– Нет, не каменный! – думал он, – Точно! Бронзовый! Не посмеет!


Но бронзовый Чехов, в отличие от реального – мягкого и интеллигентного, от своей затеи отступать не собирался и смотрел не на публику, и не на актеров, а конкретно – в сторону режиссера.


Статуя Чехова. Дрожишь? Ты ставил «Три сестры»?


Режиссер. Да я.


Статуя Чехова. В который раз?


Режиссер. Не помню.


Статуя Чехова. Дай руку.


Режиссер. Вот она.


Бронзовая статуя жмет руку.


Статуя Чехова. Не надо больше пьесы мои ставить.


Режиссер. «Оставь меня, пусти. Я гибну – кончено!»


Проваливается.


Но на этом еще дело не кончилось. Расправившись с режиссером, классик направился в бухгалтерию.


Бухгалтер еще не ушла домой, а только красила губы перед зеркалом. Работая не первый год в театре, она привыкла к дурачествам и розыгрышам актеров. Но здесь было что-то другое. Она это сразу почувствовала, потому что зеркало вдруг выскользнуло из её рук и разбилось на мелкие кусочки, оповещая об уже случившейся беде и предстоящих незапланированных расходах.


Оказалось, что классик не случайно зашел именно в бухгалтерию. Он принес туда заявление с требованием оплатить причитающийся ему гонорар – восемь процентов от каждого сбора, за все спектакли. Вот так фокус!


Оставив остолбеневшую и в полном недоумении бухгалтершу, но, не пожав ей руку, он стремительно вышел, гремя бронзовыми ботинками, и сразу направился в адвокатскую контору, к очень известному адвокату и с его профессиональной помощью, написал подробное завещание на всех своих детей.


Искушенный читатель спросит: «Какие дети? При чем тут дети? У Антона Павловича Чехова не было детей!»


Да, не было. Но он захотел, чтобы они появились!


Не теряя зря времени, он прямо от адвоката поспешил в перинатальный центр. Нашел нужную лабораторию, сдал материал, как положено, и отправился срочно искать суррогатную мать.


И довольно быстро отыскал ее – среди своих же коллег – врачей, – симпатичную, крепенькую докторшу, отдаленно напоминающую Ольгу Леонардовну Книппер-Чехову. Но на ней было не длинное платье с висящим медальоном, как на супруге Чехова, а брюки да медицинский халатик. И разговор, на заданную классиком тему, между ними был не любовно-сахарный, а сугубо деловой и медицинский с использованием латыни в нужных местах.

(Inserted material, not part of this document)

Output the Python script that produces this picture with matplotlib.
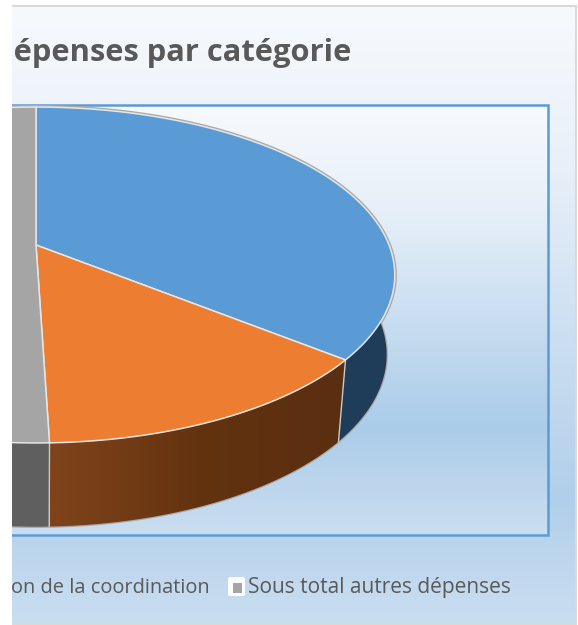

Когда все проблемы с потомством были решены, бронзовый классик вздохнул с удовлетворением глубоко от того, что все дела переделал, да и зашагал твердой поступью обратно к себе, в Камергерский переулок и встал там на свой гранитный постамент.


С той поры, забоялись режиссеры ставить пьесы А. П. Чехова, опасаясь прихода бронзового гостя.


Примечание:

Памятник А. П. Чехову

Материал – бронза

Постамент – гранит

Воспоминания старого разведчика

Старый седой заяц, одетый в собственный мех, а сверху ещё мягкий махровый халат, садиться к письменному столу писать воспоминания.

Стучит лапами по клавиатуре, остановиться не может, столько накопилось внутри – надо дать выход.

В разведку попал не случайно – отбирали строго, отсеивали жестоко. Взяли сразу. Мужской шарм – раз, уши – локаторы – два, глаза всегда косые и никогда не пьянеет.

Равномерно стучат лапы по клавиатуре в такт горячему сердцу, а холодный ум уж сам подсказывает, о чем писать, а о чём – нет, так сказать, внутренний цензор.

Тогда ещё обратились к руководству по поводу воспоминаний – о чём можно писать, о чём нельзя.

– Про города, про достопримечательности можно?

– Это пишите. На это запрета нет.

– А про еду? Секреты приготовления пищи?

– Можно.

– А про обычаи народов мира?

– Не запрещено.

– Что вы, как малые дети, ей Богу. Всё разрешено, что не запрещено.